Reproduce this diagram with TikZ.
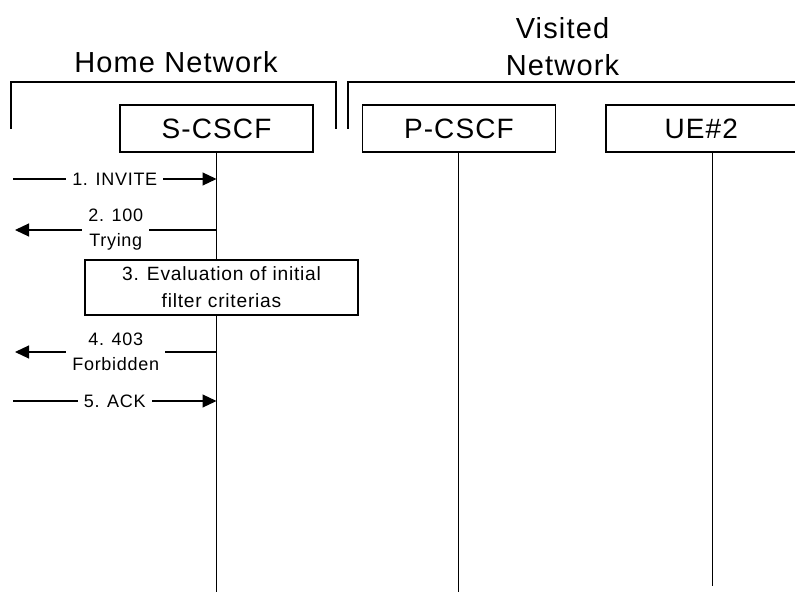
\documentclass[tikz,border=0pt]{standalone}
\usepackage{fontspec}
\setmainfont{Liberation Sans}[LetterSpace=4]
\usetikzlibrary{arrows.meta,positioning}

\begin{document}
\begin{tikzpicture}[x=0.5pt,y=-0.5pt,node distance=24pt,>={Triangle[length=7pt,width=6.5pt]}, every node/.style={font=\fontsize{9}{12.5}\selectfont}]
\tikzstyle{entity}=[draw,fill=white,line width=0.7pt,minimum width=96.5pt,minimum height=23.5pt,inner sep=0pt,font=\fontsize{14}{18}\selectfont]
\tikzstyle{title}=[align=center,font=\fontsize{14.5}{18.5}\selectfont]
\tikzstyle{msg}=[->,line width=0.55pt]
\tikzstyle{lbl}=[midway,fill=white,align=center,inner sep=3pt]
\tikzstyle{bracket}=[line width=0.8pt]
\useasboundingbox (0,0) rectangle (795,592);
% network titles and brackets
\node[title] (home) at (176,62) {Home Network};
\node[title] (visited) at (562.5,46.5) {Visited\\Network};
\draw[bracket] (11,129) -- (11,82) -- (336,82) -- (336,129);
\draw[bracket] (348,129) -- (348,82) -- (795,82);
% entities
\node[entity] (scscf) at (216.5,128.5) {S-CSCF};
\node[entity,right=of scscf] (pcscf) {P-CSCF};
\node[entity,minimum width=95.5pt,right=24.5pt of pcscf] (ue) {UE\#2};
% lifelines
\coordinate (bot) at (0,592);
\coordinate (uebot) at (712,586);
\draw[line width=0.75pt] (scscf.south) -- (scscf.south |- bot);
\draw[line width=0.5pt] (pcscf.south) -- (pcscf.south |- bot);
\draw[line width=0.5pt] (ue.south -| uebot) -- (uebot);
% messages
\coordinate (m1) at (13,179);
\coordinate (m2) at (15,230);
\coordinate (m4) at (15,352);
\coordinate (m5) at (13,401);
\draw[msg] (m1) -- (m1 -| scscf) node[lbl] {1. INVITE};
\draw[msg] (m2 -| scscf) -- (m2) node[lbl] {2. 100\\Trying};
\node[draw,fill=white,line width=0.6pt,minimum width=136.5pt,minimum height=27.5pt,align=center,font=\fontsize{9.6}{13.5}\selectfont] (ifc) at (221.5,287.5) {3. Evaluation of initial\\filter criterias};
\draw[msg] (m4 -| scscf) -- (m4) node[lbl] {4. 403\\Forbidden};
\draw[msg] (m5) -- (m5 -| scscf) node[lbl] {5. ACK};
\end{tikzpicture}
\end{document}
#####
PROBLEM – All of the data needs repeating exactly, but the pictures do not.

EXERCISE OUTPUT –
Reproduce this diagram with TikZ.
\documentclass[tikz,border=0pt]{standalone}
\usepackage{fontspec}
\setmainfont{Liberation Sans}[LetterSpace=4]
\usetikzlibrary{arrows.meta,positioning}

\begin{document}
\begin{tikzpicture}[x=0.5pt,y=-0.5pt,node distance=24pt,>={Triangle[length=7pt,width=6.5pt]}, every node/.style={font=\fontsize{9}{12.5}\selectfont}]
\tikzstyle{entity}=[draw,fill=white,line width=0.7pt,minimum width=96.5pt,minimum height=23.5pt,inner sep=0pt,font=\fontsize{14}{18}\selectfont]
\tikzstyle{title}=[align=center,font=\fontsize{14.5}{18.5}\selectfont]
\tikzstyle{msg}=[->,line width=0.55pt]
\tikzstyle{lbl}=[midway,fill=white,align=center,inner sep=3pt]
\tikzstyle{bracket}=[line width=0.8pt]
\useasboundingbox (0,0) rectangle (795,592);
% network titles and brackets
\node[title] (home) at (176,62) {Home Network};
\node[title] (visited) at (562.5,46.5) {Visited\\Network};
\draw[bracket] (11,129) -- (11,82) -- (336,82) -- (336,129);
\draw[bracket] (348,129) -- (348,82) -- (795,82);
% entities
\node[entity] (scscf) at (216.5,128.5) {S-CSCF};
\node[entity,right=of scscf] (pcscf) {P-CSCF};
\node[entity,minimum width=95.5pt,right=24.5pt of pcscf] (ue) {UE\#2};
% lifelines
\coordinate (bot) at (0,592);
\coordinate (uebot) at (712,586);
\draw[line width=0.75pt] (scscf.south) -- (scscf.south |- bot);
\draw[line width=0.5pt] (pcscf.south) -- (pcscf.south |- bot);
\draw[line width=0.5pt] (ue.south -| uebot) -- (uebot);
% messages
\coordinate (m1) at (13,179);
\coordinate (m2) at (15,230);
\coordinate (m4) at (15,352);
\coordinate (m5) at (13,401);
\draw[msg] (m1) -- (m1 -| scscf) node[lbl] {1. INVITE};
\draw[msg] (m2 -| scscf) -- (m2) node[lbl] {2. 100\\Trying};
\node[draw,fill=white,line width=0.6pt,minimum width=136.5pt,minimum height=27.5pt,align=center,font=\fontsize{9.6}{13.5}\selectfont] (ifc) at (221.5,287.5) {3. Evaluation of initial\\filter criterias};
\draw[msg] (m4 -| scscf) -- (m4) node[lbl] {4. 403\\Forbidden};
\draw[msg] (m5) -- (m5 -| scscf) node[lbl] {5. ACK};
\end{tikzpicture}
\end{document}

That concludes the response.